Upon hearing the news, many from the Caribbean began to trickle into Shashamane in hopes of returning to the land from which they were exiled and where they will finally be free from bondage. Over the years, many of African orijin from the U.S. and UK also began to arrive. While those who came to Shashamane had high expectations, things did not necessarily pan out for most as they expected.
Upon their arrival to the ‘Promised Land,’ many were faced by fierce resistance to their presence by the local residence. Many of these returning individuals, the majority of whom are Rastafarians from the Jamaica/ the Caribbean, were referred to as ‘farangi’, which is the Ethiopian word for foreigner. Instead of being able to live a peaceful life in harmony with their brothers and sisters, many of the new settlers in Shashemane were often met with resistance and rejection. This is still the case for many today. However, despite these noted issues, many of these settlers who remain in Shashamane do not regret their choice. Instead, many have chosen to embark on a path to bring their fellow Ethiopian brothers and sisters to a level of ‘consciousness,’ one that will enable them to see and accept the vision of Marcus Garvey of Pan-Africanism.

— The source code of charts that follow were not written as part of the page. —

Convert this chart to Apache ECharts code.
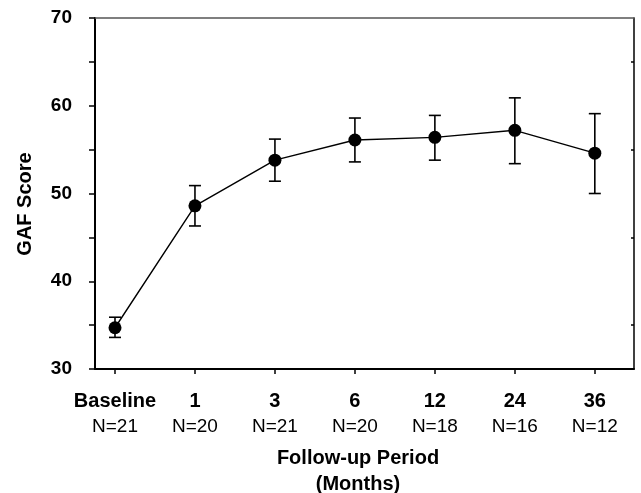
<!DOCTYPE html>
<html>
<head>
<meta charset="utf-8">
<script src="https://cdn.jsdelivr.net/npm/echarts@6/dist/echarts.min.js"></script>
<style>html,body{margin:0;padding:0;background:#fff}#c{width:641px;height:493px}</style>
</head>
<body>
<div id="c"></div>
<script>
const periods = ['Baseline', '1', '3', '6', '12', '24', '36'];
const sampleSizes = ['N=21', 'N=20', 'N=21', 'N=20', 'N=18', 'N=16', 'N=12'];
const gafMean = [34.7, 48.6, 53.8, 56.1, 56.4, 57.2, 54.6];
const gafUpper = [35.9, 50.9, 56.2, 58.6, 58.9, 60.9, 59.1];
const gafLower = [33.6, 46.3, 51.4, 53.6, 53.8, 53.4, 50.0];
const yTicks = [30, 40, 50, 60, 70];

const chart = echarts.init(document.getElementById('c'), null, {renderer: 'canvas'});
const idx = periods.map((_, i) => i);
const FONT = 'Liberation Sans, Arial, Helvetica, sans-serif';

chart.setOption({
  animation: false,
  backgroundColor: '#fff',
  grid: {left: 95, right: 7, top: 18, bottom: 124, containLabel: false, outerBoundsMode: 'none'},
  xAxis: [{
    type: 'value', min: -0.25, max: 6.49,
    splitLine: {show: false},
    axisLine: {show: true, onZero: false, lineStyle: {color: '#000', width: 2}},
    axisTick: {show: true, customValues: idx, length: 5, lineStyle: {color: '#000', width: 1.5}},
    axisLabel: {
      customValues: idx, margin: 20,
      formatter: v => '{b|' + periods[Math.round(v)] + '}\n{n|' + sampleSizes[Math.round(v)] + '}',
      rich: {
        b: {fontFamily: FONT, fontWeight: 'bold', fontSize: 20, color: '#000', lineHeight: 25},
        n: {fontFamily: FONT, fontSize: 19, color: '#000', lineHeight: 25}
      }
    },
    name: 'Follow-up Period\n(Months)',
    nameLocation: 'middle', nameGap: 76,
    nameTextStyle: {fontFamily: FONT, fontWeight: 'bold', fontSize: 20, color: '#000', lineHeight: 26, padding: [0, 13, 0, 0]}
  }, {
    type: 'value', min: -0.25, max: 6.49, position: 'top',
    splitLine: {show: false},
    axisLine: {show: true, onZero: false, lineStyle: {color: '#555', width: 1.5}},
    axisTick: {show: false}, axisLabel: {show: false}
  }],
  yAxis: [{
    type: 'value', min: 30, max: 70, interval: 5,
    splitLine: {show: false},
    axisLine: {show: true, onZero: false, lineStyle: {color: '#000', width: 2}},
    axisTick: {show: true, length: 6, lineStyle: {color: '#000', width: 1.5}},
    axisLabel: {
      margin: 23, customValues: yTicks,
      fontFamily: FONT, fontWeight: 'bold', fontSize: 19, color: '#000'
    },
    name: 'GAF Score', nameLocation: 'middle', nameGap: 60, nameRotate: 90,
    nameTextStyle: {fontFamily: FONT, fontWeight: 'bold', fontSize: 20, color: '#000', padding: [0, 21, 0, 0]}
  }, {
    type: 'value', min: 30, max: 70, position: 'right',
    splitLine: {show: false},
    axisLine: {show: true, onZero: false, lineStyle: {color: '#000', width: 1.5}},
    axisTick: {show: true, inside: true, length: 3, customValues: [35, 45, 55, 65], lineStyle: {color: '#000', width: 1.5}},
    axisLabel: {show: false}
  }],
  series: [{
    type: 'custom',
    xAxisIndex: 0, yAxisIndex: 0,
    data: idx.map(i => [i, gafLower[i], gafUpper[i]]),
    renderItem: function (params, api) {
      const x = api.value(0);
      const lo = api.coord([x, api.value(1)]);
      const hi = api.coord([x, api.value(2)]);
      const hw = 6;
      const style = {stroke: '#000', lineWidth: 1.6};
      return {
        type: 'group',
        children: [
          {type: 'line', shape: {x1: lo[0], y1: lo[1], x2: hi[0], y2: hi[1]}, style},
          {type: 'line', shape: {x1: hi[0] - hw, y1: hi[1], x2: hi[0] + hw, y2: hi[1]}, style},
          {type: 'line', shape: {x1: lo[0] - hw, y1: lo[1], x2: lo[0] + hw, y2: lo[1]}, style}
        ]
      };
    },
    z: 2
  }, {
    type: 'line',
    xAxisIndex: 0, yAxisIndex: 0,
    data: idx.map(i => [i, gafMean[i]]),
    symbol: 'circle', symbolSize: 13,
    itemStyle: {color: '#000'},
    lineStyle: {color: '#000', width: 1.4},
    z: 3
  }]
});
</script>
</body>
</html>
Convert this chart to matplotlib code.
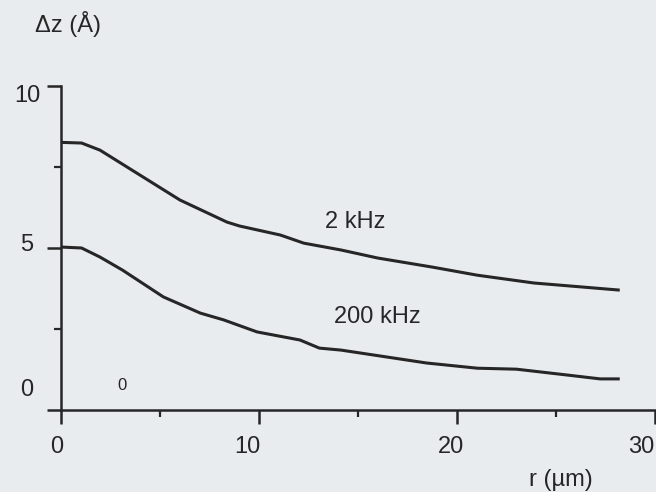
import numpy as np
import matplotlib.pyplot as plt

# values
r_2k = [0, 1.04, 1.97, 3.99, 6.01, 8.38, 9.01, 11.08, 12.26, 14.13, 16.0, 18.76, 21.03, 23.88, 28.22]
dz_2k = [8.26, 8.24, 8.02, 7.25, 6.48, 5.80, 5.68, 5.40, 5.15, 4.94, 4.69, 4.41, 4.16, 3.92, 3.70]

r_200k = [0, 1.04, 1.97, 3.10, 5.17, 7.04, 8.22, 9.90, 12.07, 13.05, 14.13, 18.47, 21.03, 23.0, 25.56, 27.23, 28.22]
dz_200k = [5.03, 5.00, 4.72, 4.32, 3.49, 2.99, 2.78, 2.41, 2.16, 1.91, 1.85, 1.45, 1.29, 1.26, 1.08, 0.96, 0.96]

x_ticks = [0, 10, 20, 30]
y_ticks = [0, 5, 10]

# label nudges (pixels) as in the scanned original
x_lab_dx = [-4, -12, -6, -14]
y_lab_dy = [20, 3, -10]

bg = '#e9ecef'
ink = '#262626'

plt.rcParams['font.family'] = ['Liberation Sans', 'DejaVu Sans']

fig = plt.figure(figsize=(6.56, 4.92), dpi=100, facecolor=bg)
ax = fig.add_axes([61 / 656, (492 - 410) / 492, 595 / 656, 324 / 492])
ax.set_facecolor(bg)

ax.plot(r_2k, dz_2k, color=ink, lw=2.2, solid_capstyle='butt')
ax.plot(r_200k, dz_200k, color=ink, lw=2.2, solid_capstyle='butt')

ax.set_xlim(0, 30.05)
ax.set_ylim(0, 10)
for s in ['top', 'right']:
    ax.spines[s].set_visible(False)
for s in ['left', 'bottom']:
    ax.spines[s].set_color(ink)
    ax.spines[s].set_linewidth(1.8)
ax.spines['left'].set_bounds(0, 10)

ax.set_xticks(x_ticks)
ax.set_xticks([5, 15, 25], minor=True)
ax.set_yticks(y_ticks)
ax.set_yticks([2.5, 7.5], minor=True)
ax.tick_params(which='major', direction='out', length=10, width=1.8, color=ink,
               labelbottom=False, labelleft=False)
ax.tick_params(which='minor', direction='out', length=5, width=1.6, color=ink)

for t, dx in zip(x_ticks, x_lab_dx):
    ax.annotate(str(t), xy=(t, 0), xycoords=('data', 'axes fraction'),
                xytext=(dx, -37), textcoords='offset pixels',
                ha='center', va='center', fontsize=17, color=ink,
                annotation_clip=False)
for t, dy in zip(y_ticks, y_lab_dy):
    ax.annotate(str(t), xy=(0, t), xycoords=('axes fraction', 'data'),
                xytext=(-34, dy), textcoords='offset pixels',
                ha='center', va='center', fontsize=17, color=ink,
                annotation_clip=False)

ax.text(14.85, 5.80, '2 kHz', fontsize=17, color=ink, ha='center', va='center')
ax.text(16.0, 2.87, '200 kHz', fontsize=17, color=ink, ha='center', va='center')
ax.text(3.08, 0.77, '0', fontsize=12, color=ink, ha='center', va='center')

fig.text(68 / 656, 1 - 24 / 492, '\u0394z (\u00c5)', fontsize=17, color=ink,
         ha='center', va='center')
fig.text(561 / 656, 1 - 480 / 492, 'r (\u00b5m)', fontsize=17, color=ink,
         ha='center', va='center')

fig.savefig('out.png', dpi=100, facecolor=bg)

While the it has been estimated that over 2000 new settlers flocked to Shahshamane in the initial stages, due to ongoing issues, including having much of the land originally granted to them being taken away by the subsequent government (it has been estimated that their land has been reduced to 11-44 acres), recent estimates indicate that just under 500 settlers from the Caribbean and other parts of the Diaspora now reside in Shashamane. Despite the reduction in numbers, Rastafarians and repatriates in Shashamane still manage to maintain a very vibrant lifestyle. They have invested heavily into music, arts, culture and education not only for themselves and children, but also for their Ethiopian brothers and sisters. They have also embarked on implementing numerous projects including organic agriculture, electrical installations and numerous building projects. However, despite their efforts and projects, many still face hardships in the ‘Promised Land’ as many have to fight to gain citizenship.